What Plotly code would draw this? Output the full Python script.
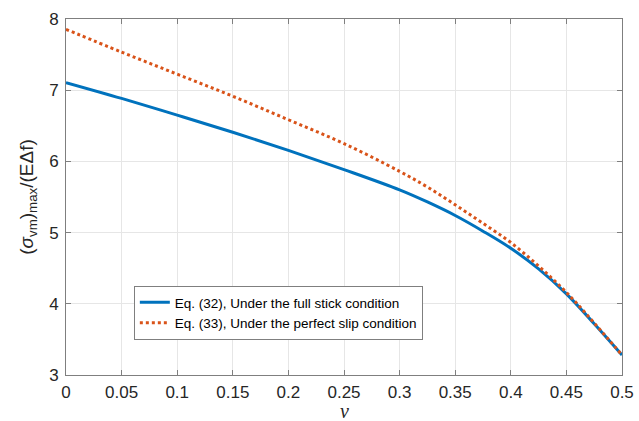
import plotly.graph_objects as go

nu = [0, 0.05, 0.1, 0.15, 0.2, 0.25, 0.3, 0.325, 0.35, 0.375, 0.4, 0.425, 0.45, 0.475, 0.5]
stick = [7.107, 6.885, 6.65, 6.41, 6.155, 5.885, 5.60, 5.43, 5.24, 5.02, 4.78, 4.49, 4.14, 3.72, 3.28]
slip = [7.855, 7.535, 7.225, 6.915, 6.585, 6.25, 5.86, 5.64, 5.39, 5.13, 4.86, 4.53, 4.16, 3.73, 3.28]
xticks = [0, 0.05, 0.1, 0.15, 0.2, 0.25, 0.3, 0.35, 0.4, 0.45, 0.5]
xticklabels = ["0", "0.05", "0.1", "0.15", "0.2", "0.25", "0.3", "0.35", "0.4", "0.45", "0.5"]
yticks = [3, 4, 5, 6, 7, 8]

fig = go.Figure()
fig.add_trace(go.Scatter(x=nu, y=stick, mode="lines", line=dict(color="#0072BD", width=3, shape="spline"),
                         name="Eq. (32), Under the full stick condition"))
fig.add_trace(go.Scatter(x=nu, y=slip, mode="lines", line=dict(color="#D95319", width=3, dash="dot", shape="spline"),
                         name="Eq. (33), Under the perfect slip condition"))

axcommon = dict(showline=True, linecolor="#7f7f7f", linewidth=1, mirror="ticks", ticks="inside", ticklen=5,
                tickcolor="#7f7f7f", showgrid=True, gridcolor="#e6e6e6", gridwidth=1, zeroline=False,
                automargin=False,
                tickfont=dict(family="Liberation Sans, Arial", size=17, color="#262626"))

fig.update_layout(
    width=639, height=421,
    margin=dict(l=66, r=17, t=19, b=46),
    paper_bgcolor="white", plot_bgcolor="white",
    xaxis=dict(range=[0, 0.5], tickvals=xticks, ticktext=xticklabels, ticklabelstandoff=2, **axcommon),
    yaxis=dict(range=[3, 8], tickvals=yticks, ticklabelstandoff=3,
               title=dict(text="(<i>σ</i><sub>vm</sub>)<sub>max</sub>/(EΔf)", font=dict(family="Liberation Sans, Arial", size=19, color="#262626"), standoff=10),
               **axcommon),
    legend=dict(x=0.122, y=0.25, xanchor="left", yanchor="top", bgcolor="white", bordercolor="#7f7f7f", borderwidth=1,
                font=dict(family="Liberation Sans, Arial", size=13.5, color="#000000"), tracegroupgap=0, itemwidth=30),
    showlegend=True,
    annotations=[dict(text="<i>ν</i>", xref="paper", yref="paper", x=0.5, y=-0.102, xanchor="center", yanchor="middle",
                      showarrow=False, font=dict(family="Liberation Serif, Times New Roman", size=20, color="#262626"))],
)

fig.write_html("out.html")
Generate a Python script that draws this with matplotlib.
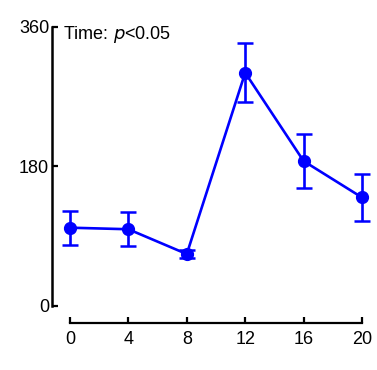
import matplotlib
matplotlib.use('Agg')
import matplotlib.pyplot as plt

# Data
time_h = [0, 4, 8, 12, 16, 20]
mean_val = [101, 99, 67, 301, 187, 140]
sem_val = [22, 22, 5, 38, 35, 30]

x_ticks = [0, 4, 8, 12, 16, 20]
y_ticks = [0, 180, 360]

plt.rcParams['font.family'] = ['Liberation Sans', 'DejaVu Sans']

fig = plt.figure(figsize=(3.77, 3.70), dpi=100)
ax = fig.add_axes([52 / 377, (370 - 323) / 370, (362 - 52) / 377, (323 - 27) / 370])

ax.errorbar(time_h, mean_val, yerr=sem_val, color='#0000ff', marker='o',
            markersize=8.5, linewidth=1.9, elinewidth=1.9, capsize=6,
            capthick=1.8, clip_on=False, zorder=3)

ax.set_xlim(-1.23, 20)
ax.set_ylim(-22, 360)
ax.set_xticks(x_ticks)
ax.set_yticks(y_ticks)

for s in ['top', 'right']:
    ax.spines[s].set_visible(False)
ax.spines['left'].set_bounds(0, 360)
ax.spines['bottom'].set_bounds(0, 20)
ax.spines['left'].set_linewidth(1.8)
ax.spines['bottom'].set_linewidth(1.6)

ax.tick_params(axis='both', direction='in', length=4, width=1.6,
               labelsize=13)
ax.tick_params(axis='x', pad=6)
ax.tick_params(axis='y', pad=2)

ax.text(0.035, 0.975, 'Time: $\\it{p}$<0.05', transform=ax.transAxes,
        fontsize=13, va='center', ha='left')

plt.savefig('out.png', dpi=100)
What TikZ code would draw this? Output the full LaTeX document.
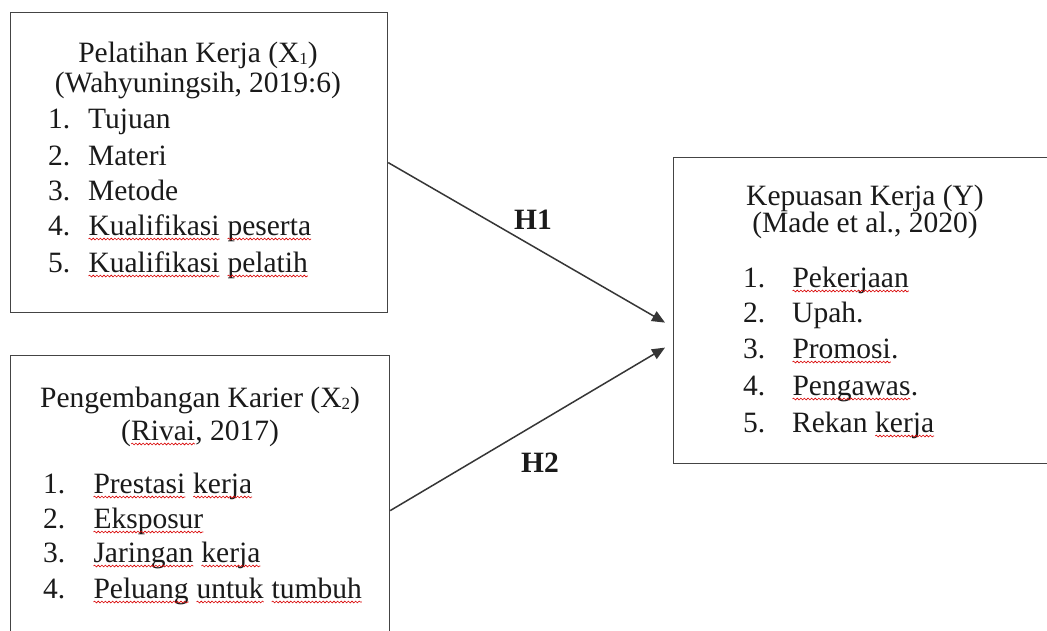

□ □ □

*WORK INSTRUCTIONS*:
How many lines in the records above hold the word "script"? Give only the number.

*OUTPUT BELOW*:
2